As her father’s publishing company faces ruin, Lucy Stainbridge (Aubrey Plaza) discovers that a reclusive award-winning author still owes the company a book. Pinning her hopes on the curmudgeonly Harris Shaw’s (Michael Caine) first work in decades, she has to fight the writer at every step of the book tour to find a way to market his work.
Best Sellers is really a film in two parts. The first half involves most of the comedic elements and suffers for it, as both Plaza and Caine hit their jokes too hard making the comedy feel painfully forced. A few sequences land, and there is some humour in Caine’s irate writer bent on self-destruction unwittingly tapping into the zeitgeist of social media, but on the whole it stumbles. Instead, as it shifts to the more dramatic elements, both actors and script find themselves on more settled ground. Best Sellers comes across as more naturalistic in these moments, portraying a far more genuine sentiment. It allows the characters to confront the fears of what is driving them, and to find acceptance.

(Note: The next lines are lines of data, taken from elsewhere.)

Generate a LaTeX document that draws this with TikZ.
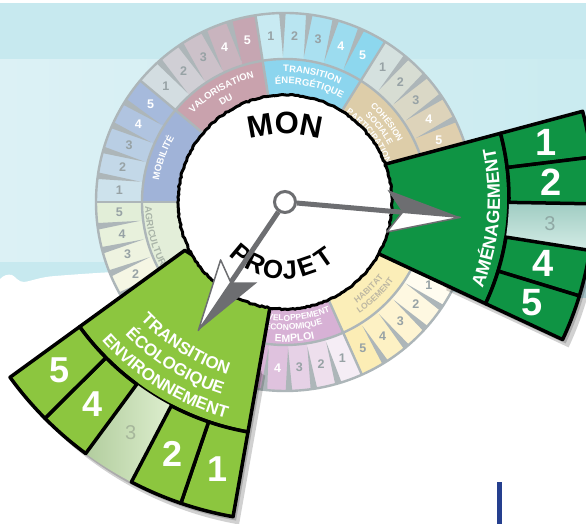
\documentclass[tikz,border=0pt]{standalone}
\usepackage{fontspec}
\setmainfont{Liberation Sans}
\usetikzlibrary{decorations.text,decorations.pathmorphing}

\definecolor{skytop}{HTML}{C7E9EF}
\definecolor{skyleft}{HTML}{DCF1F5}
\definecolor{skyright}{HTML}{CAEBF0}
\definecolor{ringgray}{HTML}{ADB6B9}
\definecolor{numgray}{HTML}{97A2A5}
\definecolor{labgray}{HTML}{BDB7A2}
\definecolor{agrtext}{HTML}{A9B4A8}
\definecolor{ptrgray}{HTML}{6D6E71}
\definecolor{amegreen}{HTML}{0F9444}
\definecolor{ecogreen}{HTML}{8CC63F}
\definecolor{amepaleA}{HTML}{9FCCC2}
\definecolor{amepaleB}{HTML}{D4ECE6}
\definecolor{ecopaleA}{HTML}{B2CD9E}
\definecolor{ecopaleB}{HTML}{DDEECE}
\definecolor{amepalenum}{HTML}{8FA8A4}
\definecolor{ecopalenum}{HTML}{A6B69B}
\definecolor{barblue}{HTML}{253F8E}
% ring colours: 1 = cell 1, 5 = cell 5, L = label band
\definecolor{mob1}{HTML}{CDE2EC}\definecolor{mob5}{HTML}{A6BADC}\definecolor{mobL}{HTML}{A0B3D8}
\definecolor{val1}{HTML}{D3DDE1}\definecolor{val5}{HTML}{C6A6B2}\definecolor{valL}{HTML}{C9A2AD}
\definecolor{ten1}{HTML}{C8EAF2}\definecolor{ten5}{HTML}{8DD7EE}\definecolor{tenL}{HTML}{8CD5EE}
\definecolor{coh1}{HTML}{D5E1DF}\definecolor{coh5}{HTML}{DFCFAE}\definecolor{cohL}{HTML}{DDCDA9}
\definecolor{ame1}{HTML}{0F9444}\definecolor{ame5}{HTML}{0F9444}\definecolor{ameL}{HTML}{0F9444}
\definecolor{hab1}{HTML}{FFFCF0}\definecolor{hab5}{HTML}{FCEDB5}\definecolor{habL}{HTML}{FBEEB8}
\definecolor{dev1}{HTML}{F5EDF5}\definecolor{dev5}{HTML}{D8B4D6}\definecolor{devL}{HTML}{D7B1D5}
\definecolor{eco1}{HTML}{8CC63F}\definecolor{eco5}{HTML}{8CC63F}\definecolor{ecoL}{HTML}{8CC63F}
\definecolor{agr1}{HTML}{FBF9E8}\definecolor{agr5}{HTML}{E2EED8}\definecolor{agrL}{HTML}{E3EED9}

\newcommand{\arctext}[5]{%
  \path[decorate,decoration={text along path,text align=center,text={|#4|#5}}]
    (#1:#3) arc[start angle=#1,end angle=#2,radius=#3];}
\newcommand{\wring}{\fontsize{9.5}{9.5}\selectfont\bfseries\color{white}}
\newcommand{\gring}{\fontsize{9.5}{9.5}\selectfont\bfseries\color{agrtext}}
\newcommand{\wsmall}{\fontsize{8.5}{8.5}\selectfont\bfseries\color{white}}
\newcommand{\gsmall}{\fontsize{8.5}{8.5}\selectfont\bfseries\color{labgray}}
\newcommand{\wemploi}{\fontsize{10.5}{10.5}\selectfont\bfseries\color{white}}
\newcommand{\bigword}{\fontsize{31}{31}\selectfont\bfseries}
\newcommand{\amefont}{\fontsize{18}{18}\selectfont\bfseries\color{white}}
\newcommand{\ecofont}{\fontsize{17}{17}\selectfont\bfseries\color{white}}

\begin{document}
\begin{tikzpicture}[x=1pt,y=1pt,
  ringline/.style={draw=ringgray,line width=2.4pt},
  cellnum/.style={font=\fontsize{12.5}{12.5}\selectfont\bfseries,inner sep=0pt},
  bignum/.style={font=\fontsize{38}{38}\selectfont\bfseries,text=white,inner sep=0pt},
  palenum/.style={font=\fontsize{20}{20}\selectfont,inner sep=0pt},
  projletter/.style={font=\fontsize{26}{26}\selectfont\bfseries,inner sep=0pt},
  blackedge/.style={draw=black,line width=3.5pt,line join=round},
  pointer/.style={draw=ptrgray,line width=5pt},
  hub/.style={circle,draw=ptrgray,fill=white,line width=3pt,minimum size=21pt,inner sep=0pt}]

\useasboundingbox (0,0) rectangle (586,524);
\clip (0,0) rectangle (586,524);

% background
\fill[white] (0,0) rectangle (586,524);
\fill[skytop] (0,464) rectangle (586,521);
\shade[left color=skyleft,right color=skyright] (0,262) rectangle (586,464);
\fill[skytop] (0,226) rectangle (586,262);
\fill[white] (0,245) .. controls (4,249) and (8,250) .. (12,249)
  .. controls (16,247) and (18,242) .. (24,242)
  .. controls (32,243) and (40,247) .. (55,248)
  .. controls (80,250) and (110,252) .. (150,254) -- (586,222) -- (586,0) -- (0,0) -- cycle;
\fill[barblue] (497,0) rectangle (502,42);

\coordinate (O) at (285,322);

% outer ring
\begin{scope}[shift={(O)}]
\foreach \a/\z/\nm/\wn in {180/140/mob/3,140/99/val/3,99/58/ten/3,58/18/coh/3,18/-26/ame/5,
    -26/-66/hab/5,-66/-104/dev/3,-104/-143/eco/5,-143/-180/agr/5}{
  \pgfmathsetmacro\w{(\a-\z)/5}
  \fill[\nm L] (\a:106) arc[start angle=\a,end angle=\z,radius=106] -- (\z:143)
    arc[start angle=\z,end angle=\a,radius=143] -- cycle;
  \foreach \i in {1,...,5}{
    \pgfmathsetmacro\b{\a-\w*(\i-1)}
    \pgfmathsetmacro\e{\a-\w*\i}
    \pgfmathtruncatemacro\p{25*(\i-1)}
    \fill[fill={\nm5!\p!\nm1}] (\b:143) arc[start angle=\b,end angle=\e,radius=143] -- (\e:189)
      arc[start angle=\e,end angle=\b,radius=189] -- cycle;
    \ifnum\i>\wn\def\tc{white}\else\def\tc{numgray}\fi
    \node[cellnum,text=\tc] (\nm-\i) at (\b-\w/2:166) {\i};
  }
  \foreach \i in {1,...,4}{
    \pgfmathsetmacro\b{\a-\w*\i}
    \fill[ringgray] (\b:146) -- (\b+1:189) -- (\b-1:189) -- cycle;
  }
}
\foreach \a in {180,140,99,58,18,-26,-66,-104,-143}
  \draw[ringline] (\a:106) -- (\a:189);
\draw[ringline] (0,0) circle[radius=143];
\draw[ringline] (0,0) circle[radius=189];

% ring labels
\arctext{195}{125}{128}{\wring}{MOBILITÉ}
\arctext{155}{85}{128}{\wring}{VALORISATION}
\arctext{155}{85}{115}{\wring}{DU}
\arctext{113}{43}{130}{\wring}{TRANSITION}
\arctext{113}{43}{118}{\wring}{ÉNERGÉTIQUE}
\arctext{73}{3}{128}{\wsmall}{COHÉSION}
\arctext{73}{3}{118}{\wsmall}{SOCIALE}
\arctext{73}{3}{108}{\wsmall}{PARTICIPATION}
\arctext{-81}{-11}{124}{\gsmall}{HABITAT}
\arctext{-81}{-11}{134}{\gsmall}{LOGEMENT}
\arctext{-121}{-51}{119}{\wsmall}{DÉVELOPPEMENT}
\arctext{-121}{-51}{128}{\wsmall}{ÉCONOMIQUE}
\arctext{-121}{-51}{140}{\wemploi}{EMPLOI}
\arctext{-199}{-129}{140}{\gring}{AGRICULTURE}
\end{scope}

% amenagement, pulled out
\begin{scope}[shift={(259,326)}]
  \foreach \d in {3,6}
    \fill[black,opacity=.18,shift={(\d,-1.3*\d)}] (15:200) -- (15:335)
      arc[start angle=15,end angle=-25,radius=335] -- (-25:200) -- cycle;
  \filldraw[fill=amegreen,blackedge] (15:131) -- (15:250)
    arc[start angle=15,end angle=-25,radius=250] -- (-25:131) -- cycle;
  \shade[top color=amepaleA,bottom color=amepaleB] (-1:250) -- (-1:335)
    arc[start angle=-1,end angle=-9,radius=335] -- (-9:250)
    arc[start angle=-9,end angle=-1,radius=250] -- cycle;
  \node[palenum,text=amepalenum] (ameBox3) at (-5:292) {3};
  \foreach \i in {1,2,4,5}{
    \pgfmathsetmacro\b{15-8*(\i-1)}
    \pgfmathsetmacro\e{15-8*\i}
    \filldraw[fill=amegreen,blackedge] (\b:250) -- (\b:335)
      arc[start angle=\b,end angle=\e,radius=335] -- (\e:250)
      arc[start angle=\e,end angle=\b,radius=250] -- cycle;
    \node[bignum] (ameBox\i) at (\b-4:292) {\i};
  }
  \arctext{-45}{35}{241}{\amefont}{AMÉNAGEMENT}
\end{scope}

% transition ecologique, pulled out
\begin{scope}[shift={(294,353)}]
  \foreach \d in {3,6}
    \fill[black,opacity=.18,shift={(\d,-1.3*\d)}] (-100:200) -- (-100:351)
      arc[start angle=-100,end angle=-144,radius=351] -- (-144:200) -- cycle;
  \filldraw[fill=ecogreen,blackedge] (-100:135) -- (-100:265)
    arc[start angle=-100,end angle=-144,radius=265] -- (-144:135) -- cycle;
  \shade[left color=ecopaleA,right color=ecopaleB] (-117.6:265) -- (-117.6:351)
    arc[start angle=-117.6,end angle=-126.4,radius=351] -- (-126.4:265)
    arc[start angle=-126.4,end angle=-117.6,radius=265] -- cycle;
  \node[palenum,text=ecopalenum] (ecoBox3) at (-122:308) {3};
  \foreach \i in {1,2,4,5}{
    \pgfmathsetmacro\b{-100-8.8*(\i-1)}
    \pgfmathsetmacro\e{-100-8.8*\i}
    \filldraw[fill=ecogreen,blackedge] (\b:265) -- (\b:351)
      arc[start angle=\b,end angle=\e,radius=351] -- (\e:265)
      arc[start angle=\e,end angle=\b,radius=265] -- cycle;
    \node[bignum,font=\fontsize{36}{36}\selectfont\bfseries] (ecoBox\i) at (\b-4.4:308) {\i};
  }
  \arctext{-172}{-72}{214}{\ecofont}{TRANSITION}
  \arctext{-172}{-72}{235}{\ecofont}{ÉCOLOGIQUE}
  \arctext{-172}{-72}{256}{\ecofont}{ENVIRONNEMENT}
\end{scope}

% centre disk
\filldraw[fill=white,draw=black,line width=3pt,decorate,
  decoration={random steps,segment length=2.5pt,amplitude=.6pt}] (O) circle[radius=107];
\begin{scope}[shift={(285,258)}]
\arctext{130}{50}{132}{\bigword}{MON}
\end{scope}
\begin{scope}[shift={(O)}]
\foreach \ch/\ang in {P/-130,R/-115,O/-100,J/-86,E/-71,T/-55}
  \node[projletter,rotate=\ang+90] (pj\ch) at (\ang:68) {\ch};
\end{scope}

% pointers
\node[hub] (hub) at (O) {};
\begin{scope}[shift={(O)},rotate=-5]
  \coordinate (ameNotch) at (120,0);
  \draw[pointer] (hub) -- (ameNotch);
  \fill[ptrgray] (101,21) -- (176,0) -- (118,0) -- cycle;
  \filldraw[fill=white,draw=ptrgray,line width=1.5pt,line join=round] (118,0) -- (176,0) -- (104,-21) -- cycle;
\end{scope}
\begin{scope}[shift={(O)},rotate=-124]
  \coordinate (ecoNotch) at (99,0);
  \draw[pointer] (hub) -- (ecoNotch);
  \fill[ptrgray] (82,22) -- (155,0) -- (97,0) -- cycle;
  \filldraw[fill=white,draw=ptrgray,line width=1.5pt,line join=round] (97,0) -- (155,0) -- (84,-21) -- cycle;
\end{scope}
\end{tikzpicture}
\end{document}
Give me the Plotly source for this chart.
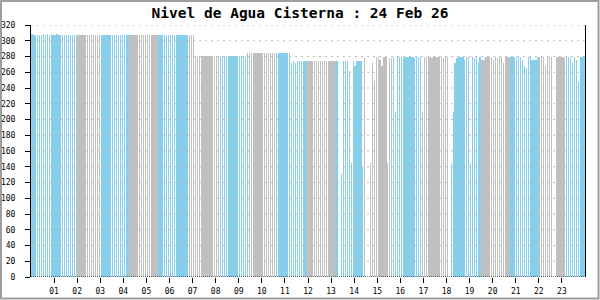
import plotly.graph_objects as go
import pandas as pd

# ---- data (2-hourly water level readings) ----
levels = [
    309, 307, 307, 307, 307, 307, 309, 307, 309, 307, 309, 307,
    307, 309, 307, 307, 307, 307, 307, 307, 307, 307, 307, 307,
    307, 307, 307, 307, 307, 307, 307, 307, 307, 307, 307, 307,
    307, 307, 307, 307, 307, 307, 307, 307, 307, 307, 307, 307,
    307, 307, 307, 307, 307, 307, 307, 307, 307, 307, 307, 307,
    307, 307, 307, 307, 307, 307, 307, 307, 307, 307, 307, 307,
    307, 307, 307, 307, 307, 307, 307, 307, 307, 307, 307, 307,
    307, 281, 281, 281, 281, 281, 281, 281, 281, 281, 281, 281,
    281, 281, 281, 281, 281, 281, 281, 281, 281, 281, 281, 281,
    281, 281, 281, 281, 284, 284, 284, 284, 284, 284, 284, 284,
    284, 284, 284, 284, 284, 284, 284, 284, 284, 284, 284, 284,
    284, 284, 284, 272, 274, 272, 274, 274, 274, 274, 274, 274,
    274, 274, 274, 274, 274, 274, 274, 274, 274, 274, 274, 274,
    274, 274, 274, 274, None, 131, 274, 274, 274, 262, 145, 274,
    268, 274, 274, 274, 140, 278, None, None, 145, 272, 249, 279,
    279, 275, 268, 280, 279, 145, 278, 278, 279, 210, 279, 280,
    279, 278, 279, 280, 279, 279, 280, 278, 279, 279, 280, 210,
    280, 279, 279, 280, 278, 279, 280, 279, 279, 280, 278, 279,
    279, None, 145, 210, 272, 278, 279, 280, 279, 275, 279, 280,
    145, 279, 278, 279, 272, 279, 275, 275, 279, 280, 279, 279,
    275, 279, 278, 279, 279, 272, 279, 280, 279, 279, 280, 279,
    279, 280, 279, 275, 268, 266, 280, 279, 275, 275, 275, 279,
    280, 279, 279, 268, 279, 280, 279, None, None, 279, 280, 279,
    279, 278, 279, 280, 279, 272, 279, 275, 247, 279, 280, 279,
]
start_time = "2026-01-31 01:00"
day_ticks = ["%02d" % d for d in range(1, 24)]
y_ticks = list(range(0, 321, 20))
title_text = "Nivel de Agua Cisterna : 24 Feb 26"

# colour blocks: (first bar, last bar) of each blue block
blue_blocks = [(0, 22), (36, 50), (66, 81), (98, 112), (127, 142), (158, 172),
               (188, 202), (218, 233), (249, 263), (278, 287)]
BLUE = "#87CEEB"
GREY = "#C0C0C0"

times = pd.date_range(start_time, periods=len(levels), freq="2h")
colors = []
for i in range(len(levels)):
    c = GREY
    for a, b in blue_blocks:
        if a <= i <= b:
            c = BLUE
    colors.append(c)

fig = go.Figure()
fig.add_trace(go.Bar(
    x=times, y=levels,
    marker=dict(color=colors, line=dict(width=0)),
    width=[3600000 * 0.35] * len(levels),
    hoverinfo="x+y",
))

tickvals = [pd.Timestamp(2026, 2, d) for d in range(1, 24)]

mono = "DejaVu Sans Mono"
shapes = []
for v in y_ticks[1:]:
    shapes.append(dict(type="line", xref="paper", yref="y", x0=0, x1=1, y0=v, y1=v,
                       line=dict(color="#BDBDBD", width=1, dash="2px,4px"), layer="above"))
shapes.append(dict(type="line", xref="paper", yref="y", x0=0, x1=1, y0=0, y1=0,
                   line=dict(color="black", width=1, dash="1px,1px"), layer="above"))
# outer frame
shapes.append(dict(type="rect", xref="paper", yref="paper",
                   x0=(1 - 31) / 554, x1=(598.5 - 31) / 554,
                   y0=(277 - 298.5) / 252, y1=(277 - 1) / 252,
                   line=dict(color="#9E9E9E", width=2), layer="above"))

fig.update_layout(
    width=600, height=300,
    margin=dict(l=31, r=15, t=25, b=23, autoexpand=False),
    paper_bgcolor="white", plot_bgcolor="white",
    showlegend=False,
    bargap=0,
    title=dict(text="<b>" + title_text + "</b>", x=0.5, xanchor="center",
               y=1 - 13 / 300, yanchor="middle",
               font=dict(family=mono, size=14.5, color="black")),
    xaxis=dict(
        type="date", automargin=False,
        range=["2026-01-31 00:00", "2026-02-24 00:00"],
        tickmode="array", tickvals=tickvals, ticktext=day_ticks,
        ticks="outside", ticklen=5, tickcolor="black", tickwidth=1,
        showgrid=False, showline=False, zeroline=False,
        tickfont=dict(family=mono, size=8, color="black"),
        ticklabelstandoff=1,
    ),
    yaxis=dict(
        range=[0, 320], automargin=False,
        tickmode="array", tickvals=y_ticks,
        ticks="outside", ticklen=5, tickcolor="black", tickwidth=1,
        showgrid=False, zeroline=False,
        showline=True, linecolor="black", linewidth=1, mirror=True,
        tickfont=dict(family=mono, size=8, color="black"),
        ticklabelstandoff=8,
    ),
    shapes=shapes,
)

fig.write_html("out.html")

The effect is an unevenness about the film, but that tonal shift really does save it. In retrospect you see the groundwork laid in the early scenes, and the whole script seems less clumsy than the initial set up, but it is still inelegant. Caine is certainly the highlight here, bringing a fragility and a self-destructiveness to the character even as he is raging against “the dying of the light.” Plaza is a bit of a surprise, playing better in the quiet moments than she does in the more manic comedic moments. For an actor that has been so potent in drawing comedy from sardonic dissatisfaction, it’s nice to see her stretch her range and excel at something different.
At its finish, Best Sellers does settle into quite a heartwarming film, but that initial setup is certainly heavy handed to the point of being cringeworthy. Hardly a page turner, but it ends up a sweet tale nevertheless.